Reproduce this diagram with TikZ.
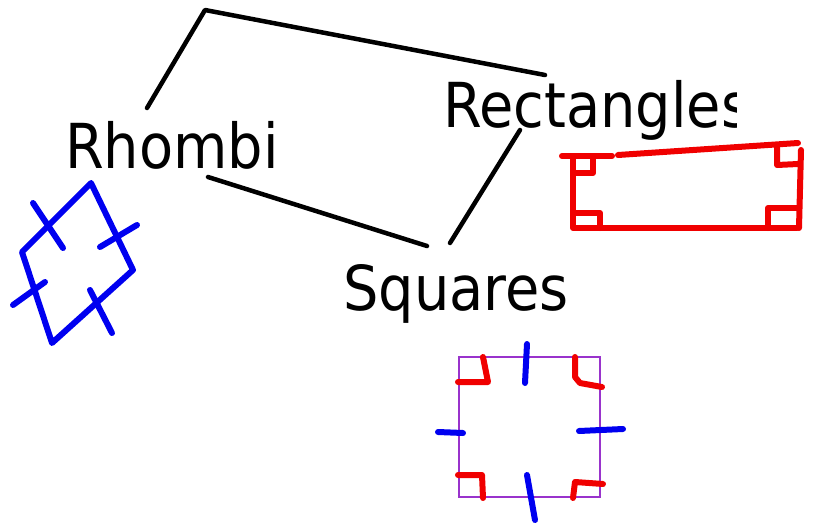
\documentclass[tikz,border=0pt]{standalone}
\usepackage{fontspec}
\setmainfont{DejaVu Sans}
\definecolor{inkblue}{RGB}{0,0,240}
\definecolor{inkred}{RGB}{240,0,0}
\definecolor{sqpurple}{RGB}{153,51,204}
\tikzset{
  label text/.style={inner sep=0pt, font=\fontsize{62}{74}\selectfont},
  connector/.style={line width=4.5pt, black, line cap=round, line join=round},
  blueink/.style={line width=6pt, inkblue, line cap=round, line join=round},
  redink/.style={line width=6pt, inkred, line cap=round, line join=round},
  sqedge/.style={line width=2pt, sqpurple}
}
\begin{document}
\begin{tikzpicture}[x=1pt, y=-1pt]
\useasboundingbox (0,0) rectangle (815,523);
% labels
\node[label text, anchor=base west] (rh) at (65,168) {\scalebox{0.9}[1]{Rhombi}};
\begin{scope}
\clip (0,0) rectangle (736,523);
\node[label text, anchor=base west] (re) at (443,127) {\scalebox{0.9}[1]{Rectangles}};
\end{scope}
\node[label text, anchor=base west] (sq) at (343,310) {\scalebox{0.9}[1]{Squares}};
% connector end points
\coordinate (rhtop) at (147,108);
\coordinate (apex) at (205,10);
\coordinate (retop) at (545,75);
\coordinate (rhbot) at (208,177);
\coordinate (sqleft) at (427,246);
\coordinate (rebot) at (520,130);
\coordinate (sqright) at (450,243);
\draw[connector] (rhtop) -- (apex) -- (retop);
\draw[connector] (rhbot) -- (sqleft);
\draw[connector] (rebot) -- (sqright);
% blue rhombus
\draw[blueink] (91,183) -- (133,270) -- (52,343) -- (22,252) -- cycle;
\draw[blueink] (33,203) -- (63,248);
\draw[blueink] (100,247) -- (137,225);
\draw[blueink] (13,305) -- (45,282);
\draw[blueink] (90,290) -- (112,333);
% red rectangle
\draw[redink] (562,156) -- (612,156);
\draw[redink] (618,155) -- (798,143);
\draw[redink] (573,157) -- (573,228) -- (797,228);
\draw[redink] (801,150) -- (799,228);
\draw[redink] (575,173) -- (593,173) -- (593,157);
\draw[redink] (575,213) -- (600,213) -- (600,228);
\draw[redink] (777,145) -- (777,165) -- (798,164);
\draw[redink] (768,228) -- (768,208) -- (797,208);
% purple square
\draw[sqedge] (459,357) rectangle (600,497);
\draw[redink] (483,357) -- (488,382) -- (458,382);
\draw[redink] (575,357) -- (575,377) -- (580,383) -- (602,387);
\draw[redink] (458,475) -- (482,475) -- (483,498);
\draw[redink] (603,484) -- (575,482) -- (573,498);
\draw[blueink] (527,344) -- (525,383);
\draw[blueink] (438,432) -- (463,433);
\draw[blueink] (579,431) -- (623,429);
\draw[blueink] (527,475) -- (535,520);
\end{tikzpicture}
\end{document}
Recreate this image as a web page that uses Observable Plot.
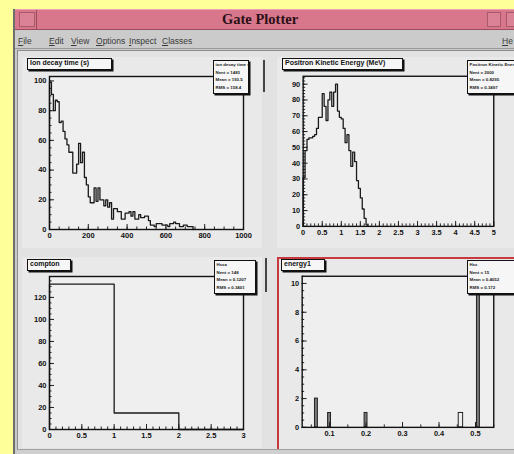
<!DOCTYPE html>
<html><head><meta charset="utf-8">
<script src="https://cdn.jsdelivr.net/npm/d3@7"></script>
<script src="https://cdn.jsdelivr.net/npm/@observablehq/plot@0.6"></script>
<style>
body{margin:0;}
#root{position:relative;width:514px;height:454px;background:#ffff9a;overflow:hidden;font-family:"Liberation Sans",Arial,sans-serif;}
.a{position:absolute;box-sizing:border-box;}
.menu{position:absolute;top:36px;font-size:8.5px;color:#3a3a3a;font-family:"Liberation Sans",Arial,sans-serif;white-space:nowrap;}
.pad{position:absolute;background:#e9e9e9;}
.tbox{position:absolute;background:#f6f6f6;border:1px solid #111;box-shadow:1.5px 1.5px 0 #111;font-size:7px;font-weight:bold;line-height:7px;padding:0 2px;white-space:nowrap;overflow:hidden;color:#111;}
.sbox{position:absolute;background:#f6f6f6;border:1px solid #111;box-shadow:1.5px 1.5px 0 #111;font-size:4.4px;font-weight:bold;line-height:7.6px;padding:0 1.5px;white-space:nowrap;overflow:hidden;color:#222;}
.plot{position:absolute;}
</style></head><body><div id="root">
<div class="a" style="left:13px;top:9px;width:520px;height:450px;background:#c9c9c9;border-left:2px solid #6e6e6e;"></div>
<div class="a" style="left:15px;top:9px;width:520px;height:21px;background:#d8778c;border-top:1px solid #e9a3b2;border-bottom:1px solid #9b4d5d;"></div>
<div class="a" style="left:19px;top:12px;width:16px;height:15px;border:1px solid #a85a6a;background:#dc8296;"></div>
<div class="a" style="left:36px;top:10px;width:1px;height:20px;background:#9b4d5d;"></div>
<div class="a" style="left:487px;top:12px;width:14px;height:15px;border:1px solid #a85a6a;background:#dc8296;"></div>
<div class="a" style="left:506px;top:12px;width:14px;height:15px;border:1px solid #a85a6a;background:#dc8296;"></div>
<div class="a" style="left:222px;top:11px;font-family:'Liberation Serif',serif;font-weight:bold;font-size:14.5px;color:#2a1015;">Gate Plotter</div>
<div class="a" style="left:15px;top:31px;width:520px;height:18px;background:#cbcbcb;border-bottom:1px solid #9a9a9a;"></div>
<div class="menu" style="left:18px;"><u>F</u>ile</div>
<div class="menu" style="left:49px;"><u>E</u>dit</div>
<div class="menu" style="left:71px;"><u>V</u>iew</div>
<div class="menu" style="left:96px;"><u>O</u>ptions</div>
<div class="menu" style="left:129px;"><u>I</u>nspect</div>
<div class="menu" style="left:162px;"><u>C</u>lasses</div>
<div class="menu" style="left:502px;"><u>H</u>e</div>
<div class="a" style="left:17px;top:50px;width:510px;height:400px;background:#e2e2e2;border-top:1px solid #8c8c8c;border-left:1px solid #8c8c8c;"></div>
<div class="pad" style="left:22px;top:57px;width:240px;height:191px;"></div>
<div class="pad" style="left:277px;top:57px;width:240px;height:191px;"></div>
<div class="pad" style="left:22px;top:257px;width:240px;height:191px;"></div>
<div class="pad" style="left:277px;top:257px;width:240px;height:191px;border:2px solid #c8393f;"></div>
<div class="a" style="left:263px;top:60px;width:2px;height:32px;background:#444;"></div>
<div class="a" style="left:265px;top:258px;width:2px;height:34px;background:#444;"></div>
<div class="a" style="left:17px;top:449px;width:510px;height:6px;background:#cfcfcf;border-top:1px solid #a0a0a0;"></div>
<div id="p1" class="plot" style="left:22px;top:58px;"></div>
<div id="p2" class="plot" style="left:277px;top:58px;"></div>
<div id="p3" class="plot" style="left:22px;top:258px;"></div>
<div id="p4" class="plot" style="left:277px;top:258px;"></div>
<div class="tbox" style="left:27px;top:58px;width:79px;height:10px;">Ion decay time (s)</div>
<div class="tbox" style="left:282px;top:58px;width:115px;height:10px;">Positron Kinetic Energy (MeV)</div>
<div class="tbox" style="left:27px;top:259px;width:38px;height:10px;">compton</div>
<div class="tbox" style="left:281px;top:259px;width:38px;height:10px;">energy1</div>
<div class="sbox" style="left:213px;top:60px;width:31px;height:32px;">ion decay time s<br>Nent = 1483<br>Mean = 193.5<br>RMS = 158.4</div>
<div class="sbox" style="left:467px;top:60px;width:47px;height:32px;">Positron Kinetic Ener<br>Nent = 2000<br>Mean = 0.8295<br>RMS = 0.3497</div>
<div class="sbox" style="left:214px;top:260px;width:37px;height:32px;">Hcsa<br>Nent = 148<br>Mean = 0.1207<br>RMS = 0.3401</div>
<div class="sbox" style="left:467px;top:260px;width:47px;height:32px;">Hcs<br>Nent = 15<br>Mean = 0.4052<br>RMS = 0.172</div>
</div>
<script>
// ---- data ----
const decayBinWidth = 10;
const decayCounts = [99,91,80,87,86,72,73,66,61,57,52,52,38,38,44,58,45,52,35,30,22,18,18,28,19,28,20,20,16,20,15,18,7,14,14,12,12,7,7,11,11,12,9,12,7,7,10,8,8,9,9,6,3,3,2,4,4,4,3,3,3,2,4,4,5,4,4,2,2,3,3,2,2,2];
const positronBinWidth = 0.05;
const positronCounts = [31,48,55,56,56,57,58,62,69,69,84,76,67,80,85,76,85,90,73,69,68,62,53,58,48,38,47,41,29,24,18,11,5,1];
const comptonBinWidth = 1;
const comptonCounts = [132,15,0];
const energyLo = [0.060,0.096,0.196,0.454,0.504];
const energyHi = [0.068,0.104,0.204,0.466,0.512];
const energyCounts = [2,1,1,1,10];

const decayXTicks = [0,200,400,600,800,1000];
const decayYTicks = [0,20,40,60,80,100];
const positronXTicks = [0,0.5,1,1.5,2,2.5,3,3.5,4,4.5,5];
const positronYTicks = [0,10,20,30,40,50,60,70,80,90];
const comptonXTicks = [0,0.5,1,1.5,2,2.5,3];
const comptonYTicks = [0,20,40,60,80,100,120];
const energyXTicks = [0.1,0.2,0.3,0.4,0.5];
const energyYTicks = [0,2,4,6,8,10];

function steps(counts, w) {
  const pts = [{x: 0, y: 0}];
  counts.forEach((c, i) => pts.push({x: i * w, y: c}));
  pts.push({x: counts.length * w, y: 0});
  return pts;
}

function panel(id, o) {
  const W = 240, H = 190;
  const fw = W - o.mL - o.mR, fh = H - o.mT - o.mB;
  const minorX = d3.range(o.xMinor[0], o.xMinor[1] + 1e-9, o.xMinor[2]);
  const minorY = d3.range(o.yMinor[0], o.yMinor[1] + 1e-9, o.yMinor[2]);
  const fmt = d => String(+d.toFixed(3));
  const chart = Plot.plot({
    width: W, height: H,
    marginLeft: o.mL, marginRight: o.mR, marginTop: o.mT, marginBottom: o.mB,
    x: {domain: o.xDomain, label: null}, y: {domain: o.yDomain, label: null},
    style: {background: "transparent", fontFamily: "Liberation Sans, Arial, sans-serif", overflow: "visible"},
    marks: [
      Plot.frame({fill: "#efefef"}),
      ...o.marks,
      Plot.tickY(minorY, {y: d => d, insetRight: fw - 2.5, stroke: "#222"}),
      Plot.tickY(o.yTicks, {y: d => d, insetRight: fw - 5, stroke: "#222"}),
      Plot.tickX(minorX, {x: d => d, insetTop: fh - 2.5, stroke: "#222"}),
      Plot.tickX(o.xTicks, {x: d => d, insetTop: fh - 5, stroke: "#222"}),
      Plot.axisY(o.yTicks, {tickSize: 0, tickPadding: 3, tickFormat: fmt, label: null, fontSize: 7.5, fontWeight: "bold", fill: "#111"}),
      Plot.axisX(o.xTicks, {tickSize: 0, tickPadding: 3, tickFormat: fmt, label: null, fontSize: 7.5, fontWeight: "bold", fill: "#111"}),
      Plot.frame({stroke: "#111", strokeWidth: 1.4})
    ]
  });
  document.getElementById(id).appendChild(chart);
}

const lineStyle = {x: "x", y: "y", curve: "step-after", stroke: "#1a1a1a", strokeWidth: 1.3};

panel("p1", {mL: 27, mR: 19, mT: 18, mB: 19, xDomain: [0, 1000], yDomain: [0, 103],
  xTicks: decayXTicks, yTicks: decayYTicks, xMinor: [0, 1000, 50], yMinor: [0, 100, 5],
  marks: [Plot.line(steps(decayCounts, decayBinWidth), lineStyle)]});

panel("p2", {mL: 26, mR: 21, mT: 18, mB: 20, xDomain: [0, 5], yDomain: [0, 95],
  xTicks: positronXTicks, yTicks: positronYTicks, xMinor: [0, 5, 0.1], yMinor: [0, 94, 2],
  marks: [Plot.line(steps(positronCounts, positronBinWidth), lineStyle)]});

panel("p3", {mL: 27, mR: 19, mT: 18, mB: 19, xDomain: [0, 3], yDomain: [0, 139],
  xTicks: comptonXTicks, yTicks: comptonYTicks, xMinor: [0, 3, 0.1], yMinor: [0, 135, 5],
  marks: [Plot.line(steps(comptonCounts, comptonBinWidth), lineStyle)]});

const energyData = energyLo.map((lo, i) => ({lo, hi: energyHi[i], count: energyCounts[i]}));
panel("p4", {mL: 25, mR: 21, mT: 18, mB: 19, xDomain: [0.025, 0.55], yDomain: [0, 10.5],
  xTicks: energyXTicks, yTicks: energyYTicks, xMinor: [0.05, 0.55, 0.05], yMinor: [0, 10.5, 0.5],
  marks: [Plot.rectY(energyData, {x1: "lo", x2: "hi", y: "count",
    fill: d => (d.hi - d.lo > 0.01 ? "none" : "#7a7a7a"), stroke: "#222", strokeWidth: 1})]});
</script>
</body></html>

EXERCISE PROMPT: Which lines contain the word "this"? Copy each one.

FULL ANSWER:
Reproduce this diagram with TikZ.
Recreate this image as a web page that uses Observable Plot.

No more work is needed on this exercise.